Did anti-mafia RICO demonise Italians?
This author would argue that, apart from the
special powers of investigation required for breaking up criminal conspiracies
that a POCCA (Prevention Of Culture-of-Crime Act) would provide, it would also
enable a broad attack on sub-cultures-of-crimes that would have the vigour,
purposefulness, and unashamed special law-and-order powers that RICO did.
Because it would be following a precedent
proven to have worked in the free world (or should I say the ‘relatively free
world’ – a description few reasonable people would dispute), it would be easier
for Mr Javid to defend it from the knee-jerk cries of ‘Islamophobia’ and ‘racism’

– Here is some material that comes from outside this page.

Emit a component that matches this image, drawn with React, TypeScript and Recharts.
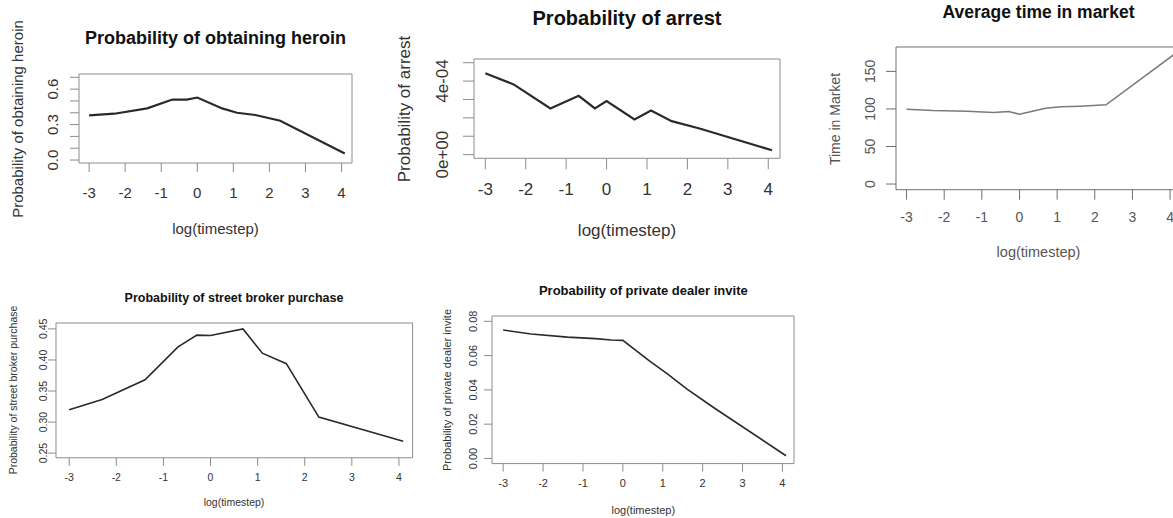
import React from 'react';
import { LineChart, Line, XAxis, YAxis, ReferenceArea } from 'recharts';

// log(timestep) positions shared by every panel
const logTimestep = [-3, -2.3, -1.39, -0.69, -0.29, 0, 0.69, 1.1, 1.61, 2.3, 4.09];
const xTicks = [-3, -2, -1, 0, 1, 2, 3, 4];

const heroinProb = [0.378, 0.392, 0.437, 0.512, 0.512, 0.529, 0.437, 0.4, 0.381, 0.333, 0.056];
const arrestProb = [4.42e-4, 3.82e-4, 2.51e-4, 3.2e-4, 2.51e-4, 2.91e-4, 1.91e-4, 2.4e-4, 1.82e-4, 1.42e-4, 0.24e-4];
const timeInMarket = [99.7, 98, 97, 95.3, 96.6, 93, 101, 102.9, 103.7, 105.5, 172];
const brokerProb = [0.32, 0.3365, 0.368, 0.421, 0.44, 0.4394, 0.45, 0.411, 0.394, 0.308, 0.269];
const dealerProb = [0.0749, 0.0726, 0.0708, 0.0699, 0.0691, 0.0689, 0.0565, 0.0496, 0.0404, 0.0293, 0.0016];

const heroinTicks = [0, 0.1, 0.2, 0.3, 0.4, 0.5, 0.6, 0.7];
const heroinLabels = [0, 0.3, 0.6];
const arrestTicks = [0, 1e-4, 2e-4, 3e-4, 4e-4, 5e-4];
const arrestLabels = [0, 4e-4];
const timeTicks = [0, 50, 100, 150];
const brokerTicks = [0.25, 0.3, 0.35, 0.4, 0.45];
const dealerTicks = [0, 0.02, 0.04, 0.06, 0.08];

const FONT = '"Liberation Sans", Arial, Helvetica, sans-serif';
const X_DOMAIN: [number, number] = [-3.28, 4.29];
const Y_AXIS_W = 50;
const X_AXIS_H = 45;
const PAD = 20;

const toRows = (ys: number[]) => logTimestep.map((x, i) => ({ x, y: ys[i] }));

const sci = (v: number) => v.toExponential(0).replace(/e([+-])(\d)$/, 'e$10$2');

type PanelProps = {
  values: number[];
  box: [number, number, number, number];
  yDomain: [number, number];
  yTicks: number[];
  yLabels?: number[];
  fmt: (v: number) => string;
  title: string;
  titleSize: number;
  titleY: number;
  xLabelSize: number;
  xLabelY: number;
  yLabel: string;
  yLabelSize: number;
  yLabelX: number;
  tickSize: number;
  xTickOff: number;
  yTickOff: number;
  tickLen: number;
  lineColor?: string;
  lineWidth?: number;
  boxColor?: string;
  textColor?: string;
};

const Panel = (p: PanelProps) => {
  const [x0, y0, x1, y1] = p.box;
  const lineColor = p.lineColor ?? '#2a2a2a';
  const boxColor = p.boxColor ?? '#8c8c8c';
  const textColor = p.textColor ?? '#333';
  const w = x1 - x0 + Y_AXIS_W + PAD;
  const h = y1 - y0 + X_AXIS_H + PAD;
  const cx = (x0 + x1) / 2;
  const cy = (y0 + y1) / 2;
  const labels = p.yLabels ?? p.yTicks;

  const XTick = (props: any) => (
    <text x={props.x} y={props.y} textAnchor="middle" dominantBaseline="central"
      fontFamily={FONT} fontSize={p.tickSize} fill={textColor}>
      {props.payload.value}
    </text>
  );
  const YTick = (props: any) => {
    const v = props.payload.value;
    if (!labels.some(l => Math.abs(l - v) < 1e-12)) return <g />;
    return (
      <text x={props.x} y={props.y} textAnchor="middle" dominantBaseline="central"
        transform={`rotate(-90 ${props.x} ${props.y})`}
        fontFamily={FONT} fontSize={p.tickSize} fill={textColor}>
        {p.fmt(v)}
      </text>
    );
  };

  const txt: React.CSSProperties = {
    position: 'absolute', fontFamily: FONT, color: textColor, whiteSpace: 'nowrap', lineHeight: 1,
  };

  return (
    <>
      <div style={{ ...txt, left: cx, top: p.titleY, fontSize: p.titleSize, fontWeight: 'bold', color: '#111', transform: 'translate(-50%, -50%)' }}>
        {p.title}
      </div>
      <div style={{ ...txt, left: cx, top: p.xLabelY, fontSize: p.xLabelSize, transform: 'translate(-50%, -50%)' }}>
        log(timestep)
      </div>
      <div style={{ ...txt, left: p.yLabelX, top: cy, fontSize: p.yLabelSize, transform: 'translate(-50%, -50%) rotate(-90deg)' }}>
        {p.yLabel}
      </div>
      <div style={{ position: 'absolute', left: x0 - Y_AXIS_W, top: y0 - PAD }}>
        <LineChart width={w} height={h} data={toRows(p.values)}
          margin={{ top: PAD, right: PAD, left: 0, bottom: 0 }}>
          <XAxis type="number" dataKey="x" domain={X_DOMAIN} allowDataOverflow ticks={xTicks}
            interval={0} height={X_AXIS_H} axisLine={false} tickSize={p.tickLen}
            tickMargin={p.xTickOff - p.tickLen} tickLine={{ stroke: boxColor }} tick={XTick} />
          <YAxis type="number" domain={p.yDomain} allowDataOverflow ticks={p.yTicks}
            interval={0} width={Y_AXIS_W} axisLine={false} tickSize={p.tickLen}
            tickMargin={p.yTickOff - p.tickLen} tickLine={{ stroke: boxColor }} tick={YTick} />
          <ReferenceArea x1={X_DOMAIN[0]} x2={X_DOMAIN[1]} y1={p.yDomain[0]} y2={p.yDomain[1]}
            fill="none" fillOpacity={0} stroke={boxColor} strokeWidth={1} ifOverflow="visible" />
          <Line type="linear" dataKey="y" stroke={lineColor} strokeWidth={p.lineWidth ?? 2.2}
            dot={false} isAnimationActive={false} />
        </LineChart>
      </div>
    </>
  );
};

export default function App() {
  return (
    <div style={{ position: 'absolute', left: 0, top: 0, width: 1173, height: 518, background: '#fff', overflow: 'hidden' }}>
      <Panel values={heroinProb} box={[79, 74, 352, 163]} yDomain={[-0.025, 0.728]}
        yTicks={heroinTicks} yLabels={heroinLabels} fmt={v => v.toFixed(1)}
        title="Probability of obtaining heroin" titleSize={18} titleY={38}
        xLabelSize={15} xLabelY={228} yLabel="Probability of obtaining heroin" yLabelSize={15} yLabelX={17}
        tickSize={15} xTickOff={29.7} yTickOff={26} tickLen={9} />
      <Panel values={arrestProb} box={[474, 59, 780, 158.3]} yDomain={[-0.2e-4, 5.2e-4]}
        yTicks={arrestTicks} yLabels={arrestLabels} fmt={sci}
        title="Probability of arrest" titleSize={20} titleY={18}
        xLabelSize={17} xLabelY={230} yLabel="Probability of arrest" yLabelSize={17} yLabelX={404}
        tickSize={17} xTickOff={31.7} yTickOff={31} tickLen={11} />
      <Panel values={timeInMarket} box={[896, 47.3, 1181, 190]} yDomain={[-7.5, 182.5]}
        yTicks={timeTicks} fmt={v => String(v)}
        title="Average time in market" titleSize={17.5} titleY={13}
        xLabelSize={14.5} xLabelY={252} yLabel="Time in Market" yLabelSize={14} yLabelX={835}
        tickSize={14} xTickOff={27} yTickOff={26} tickLen={10}
        lineColor="#7a7a7a" lineWidth={1.6} boxColor="#6e6e6e" textColor="#555" />
      <Panel values={brokerProb} box={[55.7, 322.7, 412.3, 457.5]} yDomain={[0.2425, 0.4595]}
        yTicks={brokerTicks} fmt={v => v.toFixed(2)}
        title="Probability of street broker purchase" titleSize={12.5} titleY={298}
        xLabelSize={10.5} xLabelY={502} yLabel="Probability of street broker purchase" yLabelSize={10.5} yLabelX={12.7}
        tickSize={10.5} xTickOff={19.5} yTickOff={12.7} tickLen={8} lineWidth={1.6} />
      <Panel values={dealerProb} box={[492.3, 315.7, 794.3, 463.3]} yDomain={[-0.003, 0.0831]}
        yTicks={dealerTicks} fmt={v => v.toFixed(2)}
        title="Probability of private dealer invite" titleSize={13} titleY={290}
        xLabelSize={11} xLabelY={510} yLabel="Probability of private dealer invite" yLabelSize={11} yLabelX={447}
        tickSize={11} xTickOff={19.7} yTickOff={19.3} tickLen={8} lineWidth={1.6} />
    </div>
  );
}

so prevalent today. It would give him a comprehensible, respectable branding
around which to concentrate resources and minds to take urgently needed, long
overdue action.
And it
would do the opposite of ‘demonising’ Brit-Asians, I would argue. As Sajid
Javid said that the cost of doing nothing is to sow the seeds of destructive
populism. Just as RICO ultimately helped bring the Italian community into the
mainstream by isolating and targetting that subsection of Italian-Americans who
were engaged in criminal sub-cultures, so will a similar approach fecilitate
assimilation of Brit-Asian sub-cultures into a modern, liberal (I use the word
‘liberal’ in the classical sense) society.
Of course many of those who won laurels in
fighting COSA NOSTRA were Italian-Americans themselves. Many of them welcomed
the special protection and powers that made it easier for them to fight this
war against a criminal sub-culture within their minority culture.
Mentioning them brings to mind those splendid Brit-Asians fighting against the contemporary COSA NOSTRA’s in their own communities– people like Nazir Afzal, Gita Sahgal and Maajid Nawaaz – and Sajid Javid. Though the wonderful Sarah Champion, I’m sure they’d all agree, could be made ‘honorary Brit-Asian’ and her name included in this list.